Restate each of the lines below word for word and drop every picture.
○ ○ ○ ○ ○ ○ ○
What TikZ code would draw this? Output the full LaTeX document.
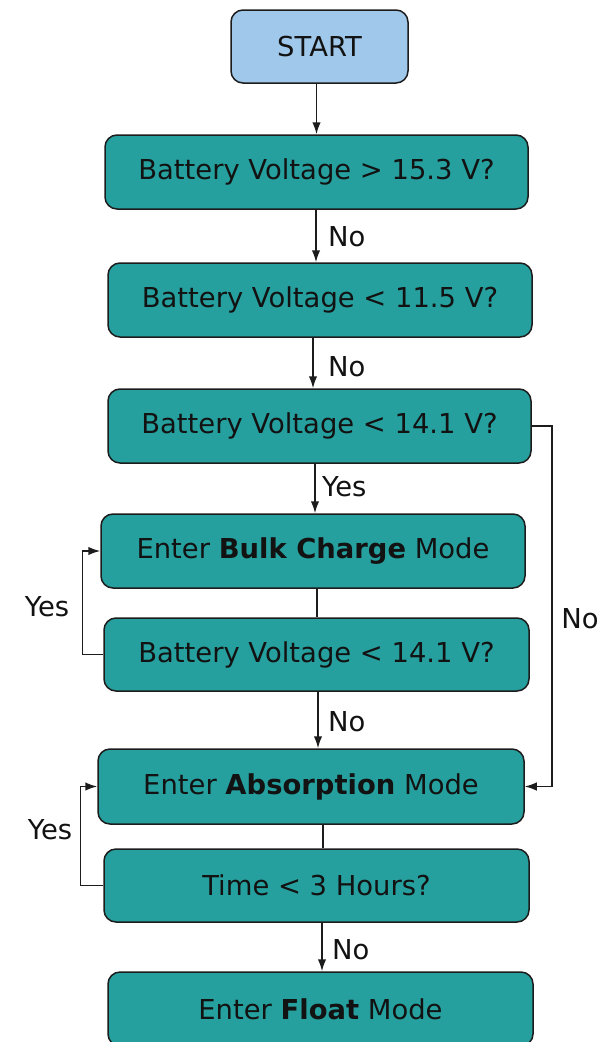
\documentclass[tikz,border=0pt]{standalone}
\usepackage{fontspec}
\setmainfont{DejaVu Sans}
\usetikzlibrary{arrows.meta}
\definecolor{tealbox}{RGB}{38,160,158}
\definecolor{startblue}{RGB}{160,200,234}
\definecolor{edgec}{RGB}{28,28,28}
\definecolor{txt}{RGB}{18,18,18}
\begin{document}
\begin{tikzpicture}[x=1pt,y=-1pt, font=\fontsize{27.4}{32}\selectfont,
  box/.style={draw=edgec, line width=1.5pt, rounded corners=12pt, fill=tealbox, text=txt, inner sep=0pt, minimum height=74pt},
  arr/.style={draw=edgec, line width=1.5pt, -{Latex[length=12pt,width=8.5pt]}},
  ln/.style={draw=edgec, line width=1.5pt},
  lbl/.style={text=txt, inner sep=0pt}]
\useasboundingbox (0,0) rectangle (613,1042);
\fill[white] (0,0) rectangle (613,1042);
\node[box, fill=startblue, minimum width=177pt, minimum height=73pt] (start) at (319.5,46.5) {START};
\node[box, minimum width=423pt] (b1) at (316.5,172) {Battery Voltage > 15.3 V?};
\node[box, minimum width=424pt] (b2) at (320,300) {Battery Voltage < 11.5 V?};
\node[box, minimum width=423pt] (b3) at (319.5,426) {Battery Voltage < 14.1 V?};
\node[box, minimum width=424pt] (b4) at (313,551) {Enter \textbf{Bulk Charge} Mode};
\node[box, minimum width=425pt, minimum height=73pt] (b5) at (316.5,654.5) {Battery Voltage < 14.1 V?};
\node[box, minimum width=426pt, minimum height=75pt] (b6) at (311,786.5) {Enter \textbf{Absorption} Mode};
\node[box, minimum width=425pt, minimum height=73pt] (b7) at (316.5,885.5) {Time < 3 Hours?};
\node[box, minimum width=425pt, minimum height=74pt] (b8) at (320.5,1009) {Enter \textbf{Float} Mode};
% straight connectors
\draw[arr] ([xshift=-3pt]start.south) -- ([xshift=-3pt]start.south |- b1.north);
\draw[arr] ([xshift=-0.5pt]b1.south) -- ([xshift=-0.5pt]b1.south |- b2.north);
\draw[arr] ([xshift=-7pt]b2.south) -- ([xshift=-7pt]b2.south |- b3.north);
\draw[arr] ([xshift=-4.5pt]b3.south) -- ([xshift=-4.5pt]b3.south |- b4.north);
\draw[ln] ([xshift=4pt]b4.south) -- ([xshift=4pt]b4.south |- b5.north);
\draw[arr] ([xshift=1.5pt]b5.south) -- ([xshift=1.5pt]b5.south |- b6.north);
\draw[ln] ([xshift=12pt]b6.south) -- ([xshift=12pt]b6.south |- b7.north);
\draw[arr] ([xshift=5.5pt]b7.south) -- ([xshift=5.5pt]b7.south |- b8.north);
% loops
\draw[arr] (b5.west) -- ++(-21,0) |- (b4.west);
\draw[arr] (b7.west) -- ++(-23,0) |- (b6.west);
\draw[arr] (b3.east) -- ++(20,0) |- (b6.east);
% labels
\node[lbl, anchor=west] (l1) at (328,237) {No};
\node[lbl, anchor=west] (l2) at (328,367) {No};
\node[lbl, anchor=west] (l3) at (322,487) {Yes};
\node[lbl, anchor=west] (l4) at (328,722) {No};
\node[lbl, anchor=west] (l5) at (332,950) {No};
\node[lbl] (l6) at (47,607) {Yes};
\node[lbl] (l7) at (50,830) {Yes};
\node[lbl] (l8) at (580,619) {No};
\end{tikzpicture}
\end{document}
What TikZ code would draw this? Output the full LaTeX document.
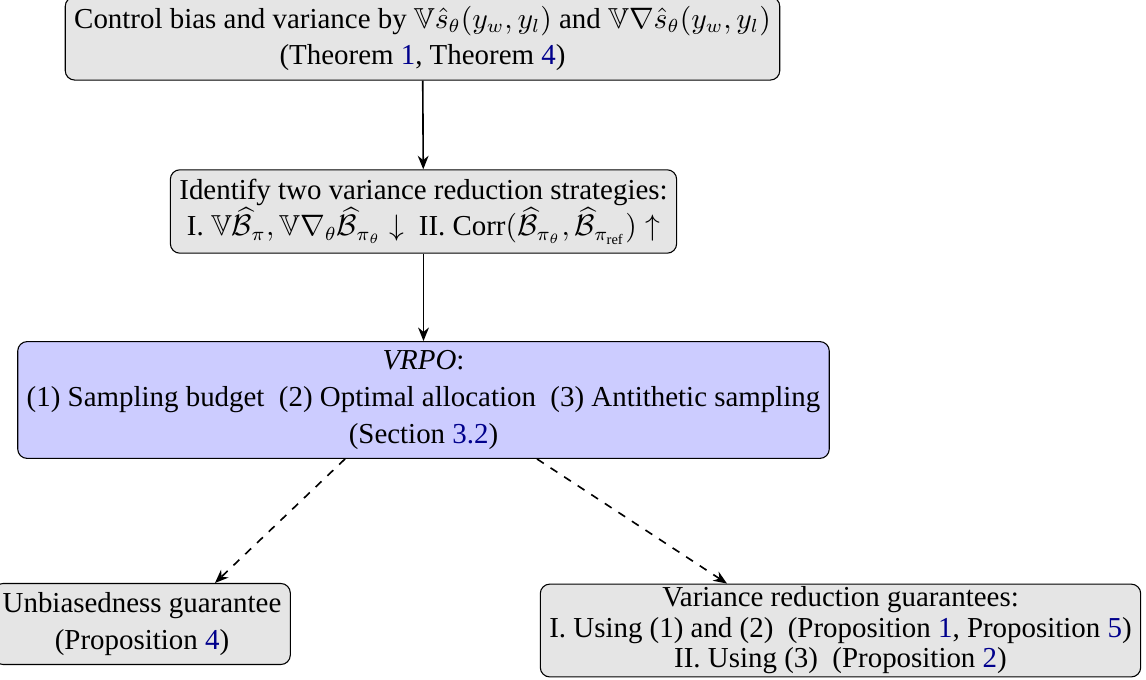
\documentclass[tikz,border=0pt]{standalone}
\usepackage{amsmath}
\usepackage{amssymb}
\usepackage{fontspec}
\setmainfont{Liberation Serif}
\usepackage{xcolor}
\usepackage{tikz}
\usetikzlibrary{arrows.meta}
\definecolor{refblue}{rgb}{0,0,0.55}
\newcommand{\refnum}[1]{\textcolor{refblue}{#1}}

\begin{document}
\begin{tikzpicture}[x=0.37pt, y=-0.37pt,
        stepbox/.style={draw, rounded corners=3.5pt, fill=gray!20, align=center, font=\fontsize{10.7pt}{13.6pt}\selectfont},
        algbox/.style={stepbox, fill=blue!20},
        flow/.style={-{Stealth[length=5pt,width=4pt]}, semithick},
        hint/.style={flow, dashed}
    ]
        \useasboundingbox (0,0) rectangle (1146,679);
        % Main chain
        \node[stepbox] (bias) at (422.5,38.5) {Control bias and variance by $\mathbb{V}\hat{s}_\theta(y_w,y_l)$ and $\mathbb{V}\nabla\hat{s}_\theta(y_w,y_l)$\\(Theorem \refnum{1}, Theorem \refnum{4})};
        \node[stepbox] (ident) at (423.5,211.5) {Identify two variance reduction strategies:\\I. $\mathbb{V}\widehat{\mathcal{B}}_\pi, \mathbb{V}\nabla_\theta\widehat{\mathcal{B}}_{\pi_\theta}\downarrow$\ \ II. $\mathrm{Corr}(\widehat{\mathcal{B}}_{\pi_\theta},\widehat{\mathcal{B}}_{\pi_{\mathrm{ref}}})\uparrow$};
        \node[algbox] (vrpo) at (423.5,400) {\textit{VRPO}:\\(1) Sampling budget\ \ (2) Optimal allocation\ \ (3) Antithetic sampling\\(Section \refnum{3.2})};
        % Guarantees
        \node[stepbox] (unbias) at (142,624) {Unbiasedness guarantee\\(Proposition \refnum{4})};
        \node[stepbox, inner ysep=1pt, font=\fontsize{10.7pt}{11.3pt}\selectfont] (varred) at (840.5,630.5) {Variance reduction guarantees:\\I. Using (1) and (2)\ \ (Proposition \refnum{1}, Proposition \refnum{5})\\II. Using (3)\ \ (Proposition \refnum{2})};
        % Arrows
        \coordinate (vl) at (345,0);
        \coordinate (vr) at (537,0);
        \coordinate (ul) at (215,0);
        \coordinate (ur) at (727,0);
        \draw[flow] (bias) -- (ident);
        \draw[flow] (ident) -- (vrpo);
        \draw[hint] (vrpo.south -| vl) -- (unbias.north -| ul);
        \draw[hint] (vrpo.south -| vr) -- (varred.north -| ur);
    \end{tikzpicture}
\end{document}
○ ○ ○ ○ ○ ○ ○
**SOLUTION BELOW:**
What TikZ code would draw this? Output the full LaTeX document.
\documentclass[tikz,border=0pt]{standalone}
\usepackage{fontspec}
\setmainfont{DejaVu Sans}
\usetikzlibrary{arrows.meta}
\definecolor{tealbox}{RGB}{38,160,158}
\definecolor{startblue}{RGB}{160,200,234}
\definecolor{edgec}{RGB}{28,28,28}
\definecolor{txt}{RGB}{18,18,18}
\begin{document}
\begin{tikzpicture}[x=1pt,y=-1pt, font=\fontsize{27.4}{32}\selectfont,
  box/.style={draw=edgec, line width=1.5pt, rounded corners=12pt, fill=tealbox, text=txt, inner sep=0pt, minimum height=74pt},
  arr/.style={draw=edgec, line width=1.5pt, -{Latex[length=12pt,width=8.5pt]}},
  ln/.style={draw=edgec, line width=1.5pt},
  lbl/.style={text=txt, inner sep=0pt}]
\useasboundingbox (0,0) rectangle (613,1042);
\fill[white] (0,0) rectangle (613,1042);
\node[box, fill=startblue, minimum width=177pt, minimum height=73pt] (start) at (319.5,46.5) {START};
\node[box, minimum width=423pt] (b1) at (316.5,172) {Battery Voltage > 15.3 V?};
\node[box, minimum width=424pt] (b2) at (320,300) {Battery Voltage < 11.5 V?};
\node[box, minimum width=423pt] (b3) at (319.5,426) {Battery Voltage < 14.1 V?};
\node[box, minimum width=424pt] (b4) at (313,551) {Enter \textbf{Bulk Charge} Mode};
\node[box, minimum width=425pt, minimum height=73pt] (b5) at (316.5,654.5) {Battery Voltage < 14.1 V?};
\node[box, minimum width=426pt, minimum height=75pt] (b6) at (311,786.5) {Enter \textbf{Absorption} Mode};
\node[box, minimum width=425pt, minimum height=73pt] (b7) at (316.5,885.5) {Time < 3 Hours?};
\node[box, minimum width=425pt, minimum height=74pt] (b8) at (320.5,1009) {Enter \textbf{Float} Mode};
% straight connectors
\draw[arr] ([xshift=-3pt]start.south) -- ([xshift=-3pt]start.south |- b1.north);
\draw[arr] ([xshift=-0.5pt]b1.south) -- ([xshift=-0.5pt]b1.south |- b2.north);
\draw[arr] ([xshift=-7pt]b2.south) -- ([xshift=-7pt]b2.south |- b3.north);
\draw[arr] ([xshift=-4.5pt]b3.south) -- ([xshift=-4.5pt]b3.south |- b4.north);
\draw[ln] ([xshift=4pt]b4.south) -- ([xshift=4pt]b4.south |- b5.north);
\draw[arr] ([xshift=1.5pt]b5.south) -- ([xshift=1.5pt]b5.south |- b6.north);
\draw[ln] ([xshift=12pt]b6.south) -- ([xshift=12pt]b6.south |- b7.north);
\draw[arr] ([xshift=5.5pt]b7.south) -- ([xshift=5.5pt]b7.south |- b8.north);
% loops
\draw[arr] (b5.west) -- ++(-21,0) |- (b4.west);
\draw[arr] (b7.west) -- ++(-23,0) |- (b6.west);
\draw[arr] (b3.east) -- ++(20,0) |- (b6.east);
% labels
\node[lbl, anchor=west] (l1) at (328,237) {No};
\node[lbl, anchor=west] (l2) at (328,367) {No};
\node[lbl, anchor=west] (l3) at (322,487) {Yes};
\node[lbl, anchor=west] (l4) at (328,722) {No};
\node[lbl, anchor=west] (l5) at (332,950) {No};
\node[lbl] (l6) at (47,607) {Yes};
\node[lbl] (l7) at (50,830) {Yes};
\node[lbl] (l8) at (580,619) {No};
\end{tikzpicture}
\end{document}
What TikZ code would draw this? Output the full LaTeX document.
\documentclass[tikz,border=0pt]{standalone}
\usepackage{amsmath}
\usepackage{amssymb}
\usepackage{fontspec}
\setmainfont{Liberation Serif}
\usepackage{xcolor}
\usepackage{tikz}
\usetikzlibrary{arrows.meta}
\definecolor{refblue}{rgb}{0,0,0.55}
\newcommand{\refnum}[1]{\textcolor{refblue}{#1}}

\begin{document}
\begin{tikzpicture}[x=0.37pt, y=-0.37pt,
        stepbox/.style={draw, rounded corners=3.5pt, fill=gray!20, align=center, font=\fontsize{10.7pt}{13.6pt}\selectfont},
        algbox/.style={stepbox, fill=blue!20},
        flow/.style={-{Stealth[length=5pt,width=4pt]}, semithick},
        hint/.style={flow, dashed}
    ]
        \useasboundingbox (0,0) rectangle (1146,679);
        % Main chain
        \node[stepbox] (bias) at (422.5,38.5) {Control bias and variance by $\mathbb{V}\hat{s}_\theta(y_w,y_l)$ and $\mathbb{V}\nabla\hat{s}_\theta(y_w,y_l)$\\(Theorem \refnum{1}, Theorem \refnum{4})};
        \node[stepbox] (ident) at (423.5,211.5) {Identify two variance reduction strategies:\\I. $\mathbb{V}\widehat{\mathcal{B}}_\pi, \mathbb{V}\nabla_\theta\widehat{\mathcal{B}}_{\pi_\theta}\downarrow$\ \ II. $\mathrm{Corr}(\widehat{\mathcal{B}}_{\pi_\theta},\widehat{\mathcal{B}}_{\pi_{\mathrm{ref}}})\uparrow$};
        \node[algbox] (vrpo) at (423.5,400) {\textit{VRPO}:\\(1) Sampling budget\ \ (2) Optimal allocation\ \ (3) Antithetic sampling\\(Section \refnum{3.2})};
        % Guarantees
        \node[stepbox] (unbias) at (142,624) {Unbiasedness guarantee\\(Proposition \refnum{4})};
        \node[stepbox, inner ysep=1pt, font=\fontsize{10.7pt}{11.3pt}\selectfont] (varred) at (840.5,630.5) {Variance reduction guarantees:\\I. Using (1) and (2)\ \ (Proposition \refnum{1}, Proposition \refnum{5})\\II. Using (3)\ \ (Proposition \refnum{2})};
        % Arrows
        \coordinate (vl) at (345,0);
        \coordinate (vr) at (537,0);
        \coordinate (ul) at (215,0);
        \coordinate (ur) at (727,0);
        \draw[flow] (bias) -- (ident);
        \draw[flow] (ident) -- (vrpo);
        \draw[hint] (vrpo.south -| vl) -- (unbias.north -| ul);
        \draw[hint] (vrpo.south -| vr) -- (varred.north -| ur);
    \end{tikzpicture}
\end{document}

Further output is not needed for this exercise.